WORK TO COMPLETE:
Emit the data below verbatim, stripping out any pictures.

-------- MATERIAL PROVIDED

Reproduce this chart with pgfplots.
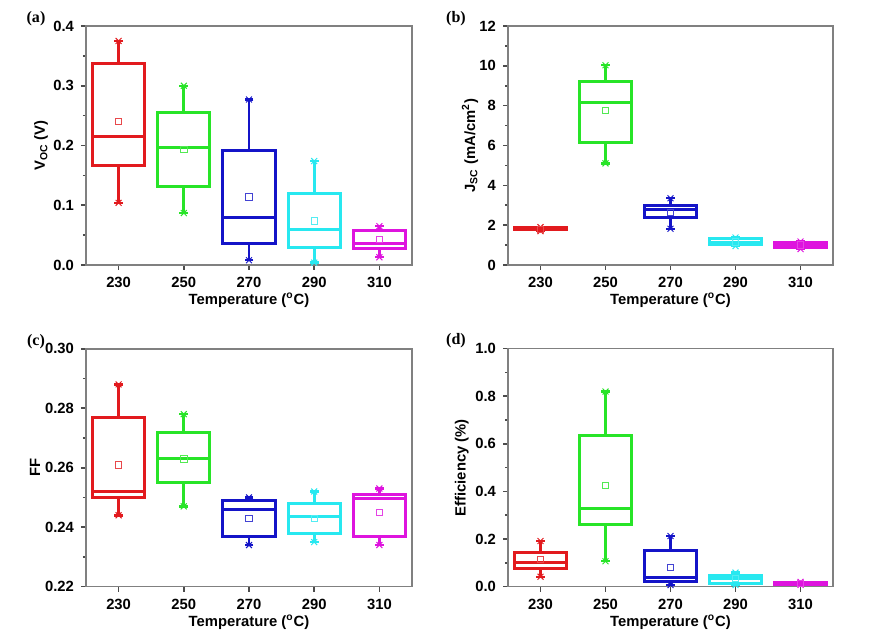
\documentclass[border=0pt]{standalone}
\usepackage{pgfplots}
\pgfplotsset{compat=1.18}
\usepackage{fontspec}
\setmainfont{Liberation Sans}
\newfontfamily\tnr{Liberation Serif}
\definecolor{cR}{RGB}{226,26,30}
\definecolor{cG}{RGB}{40,228,40}
\definecolor{cB}{RGB}{20,20,200}
\definecolor{cC}{RGB}{40,232,240}
\definecolor{cM}{RGB}{222,20,222}
% args: colour, pos, lower whisker, q1, median, q3, upper whisker, mean
\newcommand\bx[8]{%
  \pgfmathsetmacro\xl{#2-8}\pgfmathsetmacro\xr{#2+8}%
  \addplot[draw=#1, line width=1.5pt, line join=miter] coordinates {(\xl,#4) (\xr,#4) (\xr,#6) (\xl,#6) (\xl,#4) (\xr,#4)};
  \addplot[draw=#1, line width=1.5pt] coordinates {(\xl,#5) (\xr,#5)};
  \addplot[draw=#1, line width=1.4pt] coordinates {(#2,#3) (#2,#4)};
  \addplot[draw=#1, line width=1.4pt] coordinates {(#2,#6) (#2,#7)};
  \addplot[draw=#1, only marks, mark=x, mark size=2.1pt, mark options={line width=0.5pt}] coordinates {(#2,#3) (#2,#7)};
  \addplot[draw=#1, only marks, mark=-, mark size=2.2pt, mark options={line width=1.2pt}] coordinates {(#2,#3) (#2,#7)};
  \addplot[draw=#1!80!white, only marks, mark=square, mark size=1.6pt, mark options={line width=0.4pt}] coordinates {(#2,#8)};
}
\pgfplotsset{panel/.style={scale only axis, width=163pt, height=119.5pt,
  xmin=220, xmax=320, xtick={230,250,270,290,310},
  ytick pos=left, xtick pos=bottom, tick align=outside,
  major tick length=2.5pt, minor tick length=1.5pt, minor y tick num=1,
  axis line style={draw=gray, line width=0.8pt},
  every tick/.style={draw=gray!60!black, line width=0.8pt},
  tick label style={font=\fontsize{7.4}{8}\selectfont\bfseries},
  label style={font=\fontsize{7.4}{8}\selectfont\bfseries},
  /pgf/number format/assume math mode=true,
  xlabel={Temperature (\textsuperscript{o}C)},
  xlabel style={at={(axis description cs:0.5,-0.148)}, anchor=center},
  clip=false}}
\begin{document}
\begin{tikzpicture}
\path[use as bounding box] (0,0) rectangle (435pt,320pt);
% (a)
\begin{axis}[panel, at={(43pt,187.5pt)}, anchor=south west,
  ymin=0, ymax=0.4, ytick={0,0.1,0.2,0.3,0.4},
  yticklabel style={/pgf/number format/.cd, fixed, fixed zerofill, precision=1},
  ylabel={V\textsubscript{OC} (V)},
  ylabel style={at={(axis description cs:-0.138,0.5)}, anchor=center}]
\bx{cR}{230}{0.104}{0.166}{0.215}{0.337}{0.375}{0.240}
\bx{cG}{250}{0.087}{0.131}{0.196}{0.256}{0.300}{0.193}
\bx{cB}{270}{0.008}{0.036}{0.079}{0.191}{0.277}{0.114}
\bx{cC}{290}{0.004}{0.029}{0.060}{0.120}{0.174}{0.074}
\bx{cM}{310}{0.013}{0.028}{0.036}{0.058}{0.065}{0.043}
\end{axis}
% (b)
\begin{axis}[panel, at={(254pt,187.5pt)}, anchor=south west, width=162.5pt,
  ymin=0, ymax=12, ytick={0,2,4,6,8,10,12},
  ylabel={J\textsubscript{SC} (mA/cm\textsuperscript{2})},
  ylabel style={at={(axis description cs:-0.117,0.5)}, anchor=center}]
\bx{cR}{230}{1.70}{1.76}{1.80}{1.86}{1.90}{1.80}
\bx{cG}{250}{5.10}{6.14}{8.17}{9.22}{10.03}{7.77}
\bx{cB}{270}{1.82}{2.39}{2.78}{3.00}{3.35}{2.65}
\bx{cC}{290}{0.95}{1.02}{1.13}{1.32}{1.38}{1.15}
\bx{cM}{310}{0.80}{0.90}{1.00}{1.15}{1.18}{1.00}
\end{axis}
% (c)
\begin{axis}[panel, at={(43pt,26.65pt)}, anchor=south west, height=119pt,
  ymin=0.22, ymax=0.30, ytick={0.22,0.24,0.26,0.28,0.30},
  yticklabel style={/pgf/number format/.cd, fixed, fixed zerofill, precision=2},
  ylabel={FF},
  ylabel style={at={(axis description cs:-0.156,0.5)}, anchor=center}]
\bx{cR}{230}{0.244}{0.250}{0.252}{0.277}{0.288}{0.261}
\bx{cG}{250}{0.247}{0.255}{0.263}{0.272}{0.278}{0.263}
\bx{cB}{270}{0.234}{0.237}{0.246}{0.249}{0.250}{0.243}
\bx{cC}{290}{0.235}{0.238}{0.2435}{0.248}{0.252}{0.243}
\bx{cM}{310}{0.234}{0.237}{0.2495}{0.251}{0.253}{0.245}
\end{axis}
% (d)
\begin{axis}[panel, at={(254pt,26.65pt)}, anchor=south west, width=162.5pt, height=119pt,
  ymin=0, ymax=1.0, ytick={0,0.2,0.4,0.6,0.8,1.0},
  yticklabel style={/pgf/number format/.cd, fixed, fixed zerofill, precision=1},
  ylabel={Efficiency (\%)},
  ylabel style={at={(axis description cs:-0.142,0.5)}, anchor=center}]
\bx{cR}{230}{0.042}{0.077}{0.102}{0.143}{0.192}{0.114}
\bx{cG}{250}{0.107}{0.262}{0.327}{0.635}{0.820}{0.425}
\bx{cB}{270}{0.007}{0.022}{0.039}{0.150}{0.213}{0.081}
\bx{cC}{290}{0.007}{0.015}{0.035}{0.046}{0.059}{0.035}
\bx{cM}{310}{0.008}{0.010}{0.013}{0.017}{0.020}{0.013}
\end{axis}
\node[font=\tnr\fontsize{8}{9}\selectfont\bfseries] at (18pt,310.5pt) {(a)};
\node[font=\tnr\fontsize{8}{9}\selectfont\bfseries] at (228pt,310.5pt) {(b)};
\node[font=\tnr\fontsize{8}{9}\selectfont\bfseries] at (18pt,149pt) {(c)};
\node[font=\tnr\fontsize{8}{9}\selectfont\bfseries] at (228pt,149.5pt) {(d)};
\end{tikzpicture}
\end{document}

----------------

EXERCISE SOLUTION:
Reproduce this chart with pgfplots.
\documentclass[border=0pt]{standalone}
\usepackage{pgfplots}
\pgfplotsset{compat=1.18}
\usepackage{fontspec}
\setmainfont{Liberation Sans}
\newfontfamily\tnr{Liberation Serif}
\definecolor{cR}{RGB}{226,26,30}
\definecolor{cG}{RGB}{40,228,40}
\definecolor{cB}{RGB}{20,20,200}
\definecolor{cC}{RGB}{40,232,240}
\definecolor{cM}{RGB}{222,20,222}
% args: colour, pos, lower whisker, q1, median, q3, upper whisker, mean
\newcommand\bx[8]{%
  \pgfmathsetmacro\xl{#2-8}\pgfmathsetmacro\xr{#2+8}%
  \addplot[draw=#1, line width=1.5pt, line join=miter] coordinates {(\xl,#4) (\xr,#4) (\xr,#6) (\xl,#6) (\xl,#4) (\xr,#4)};
  \addplot[draw=#1, line width=1.5pt] coordinates {(\xl,#5) (\xr,#5)};
  \addplot[draw=#1, line width=1.4pt] coordinates {(#2,#3) (#2,#4)};
  \addplot[draw=#1, line width=1.4pt] coordinates {(#2,#6) (#2,#7)};
  \addplot[draw=#1, only marks, mark=x, mark size=2.1pt, mark options={line width=0.5pt}] coordinates {(#2,#3) (#2,#7)};
  \addplot[draw=#1, only marks, mark=-, mark size=2.2pt, mark options={line width=1.2pt}] coordinates {(#2,#3) (#2,#7)};
  \addplot[draw=#1!80!white, only marks, mark=square, mark size=1.6pt, mark options={line width=0.4pt}] coordinates {(#2,#8)};
}
\pgfplotsset{panel/.style={scale only axis, width=163pt, height=119.5pt,
  xmin=220, xmax=320, xtick={230,250,270,290,310},
  ytick pos=left, xtick pos=bottom, tick align=outside,
  major tick length=2.5pt, minor tick length=1.5pt, minor y tick num=1,
  axis line style={draw=gray, line width=0.8pt},
  every tick/.style={draw=gray!60!black, line width=0.8pt},
  tick label style={font=\fontsize{7.4}{8}\selectfont\bfseries},
  label style={font=\fontsize{7.4}{8}\selectfont\bfseries},
  /pgf/number format/assume math mode=true,
  xlabel={Temperature (\textsuperscript{o}C)},
  xlabel style={at={(axis description cs:0.5,-0.148)}, anchor=center},
  clip=false}}
\begin{document}
\begin{tikzpicture}
\path[use as bounding box] (0,0) rectangle (435pt,320pt);
% (a)
\begin{axis}[panel, at={(43pt,187.5pt)}, anchor=south west,
  ymin=0, ymax=0.4, ytick={0,0.1,0.2,0.3,0.4},
  yticklabel style={/pgf/number format/.cd, fixed, fixed zerofill, precision=1},
  ylabel={V\textsubscript{OC} (V)},
  ylabel style={at={(axis description cs:-0.138,0.5)}, anchor=center}]
\bx{cR}{230}{0.104}{0.166}{0.215}{0.337}{0.375}{0.240}
\bx{cG}{250}{0.087}{0.131}{0.196}{0.256}{0.300}{0.193}
\bx{cB}{270}{0.008}{0.036}{0.079}{0.191}{0.277}{0.114}
\bx{cC}{290}{0.004}{0.029}{0.060}{0.120}{0.174}{0.074}
\bx{cM}{310}{0.013}{0.028}{0.036}{0.058}{0.065}{0.043}
\end{axis}
% (b)
\begin{axis}[panel, at={(254pt,187.5pt)}, anchor=south west, width=162.5pt,
  ymin=0, ymax=12, ytick={0,2,4,6,8,10,12},
  ylabel={J\textsubscript{SC} (mA/cm\textsuperscript{2})},
  ylabel style={at={(axis description cs:-0.117,0.5)}, anchor=center}]
\bx{cR}{230}{1.70}{1.76}{1.80}{1.86}{1.90}{1.80}
\bx{cG}{250}{5.10}{6.14}{8.17}{9.22}{10.03}{7.77}
\bx{cB}{270}{1.82}{2.39}{2.78}{3.00}{3.35}{2.65}
\bx{cC}{290}{0.95}{1.02}{1.13}{1.32}{1.38}{1.15}
\bx{cM}{310}{0.80}{0.90}{1.00}{1.15}{1.18}{1.00}
\end{axis}
% (c)
\begin{axis}[panel, at={(43pt,26.65pt)}, anchor=south west, height=119pt,
  ymin=0.22, ymax=0.30, ytick={0.22,0.24,0.26,0.28,0.30},
  yticklabel style={/pgf/number format/.cd, fixed, fixed zerofill, precision=2},
  ylabel={FF},
  ylabel style={at={(axis description cs:-0.156,0.5)}, anchor=center}]
\bx{cR}{230}{0.244}{0.250}{0.252}{0.277}{0.288}{0.261}
\bx{cG}{250}{0.247}{0.255}{0.263}{0.272}{0.278}{0.263}
\bx{cB}{270}{0.234}{0.237}{0.246}{0.249}{0.250}{0.243}
\bx{cC}{290}{0.235}{0.238}{0.2435}{0.248}{0.252}{0.243}
\bx{cM}{310}{0.234}{0.237}{0.2495}{0.251}{0.253}{0.245}
\end{axis}
% (d)
\begin{axis}[panel, at={(254pt,26.65pt)}, anchor=south west, width=162.5pt, height=119pt,
  ymin=0, ymax=1.0, ytick={0,0.2,0.4,0.6,0.8,1.0},
  yticklabel style={/pgf/number format/.cd, fixed, fixed zerofill, precision=1},
  ylabel={Efficiency (\%)},
  ylabel style={at={(axis description cs:-0.142,0.5)}, anchor=center}]
\bx{cR}{230}{0.042}{0.077}{0.102}{0.143}{0.192}{0.114}
\bx{cG}{250}{0.107}{0.262}{0.327}{0.635}{0.820}{0.425}
\bx{cB}{270}{0.007}{0.022}{0.039}{0.150}{0.213}{0.081}
\bx{cC}{290}{0.007}{0.015}{0.035}{0.046}{0.059}{0.035}
\bx{cM}{310}{0.008}{0.010}{0.013}{0.017}{0.020}{0.013}
\end{axis}
\node[font=\tnr\fontsize{8}{9}\selectfont\bfseries] at (18pt,310.5pt) {(a)};
\node[font=\tnr\fontsize{8}{9}\selectfont\bfseries] at (228pt,310.5pt) {(b)};
\node[font=\tnr\fontsize{8}{9}\selectfont\bfseries] at (18pt,149pt) {(c)};
\node[font=\tnr\fontsize{8}{9}\selectfont\bfseries] at (228pt,149.5pt) {(d)};
\end{tikzpicture}
\end{document}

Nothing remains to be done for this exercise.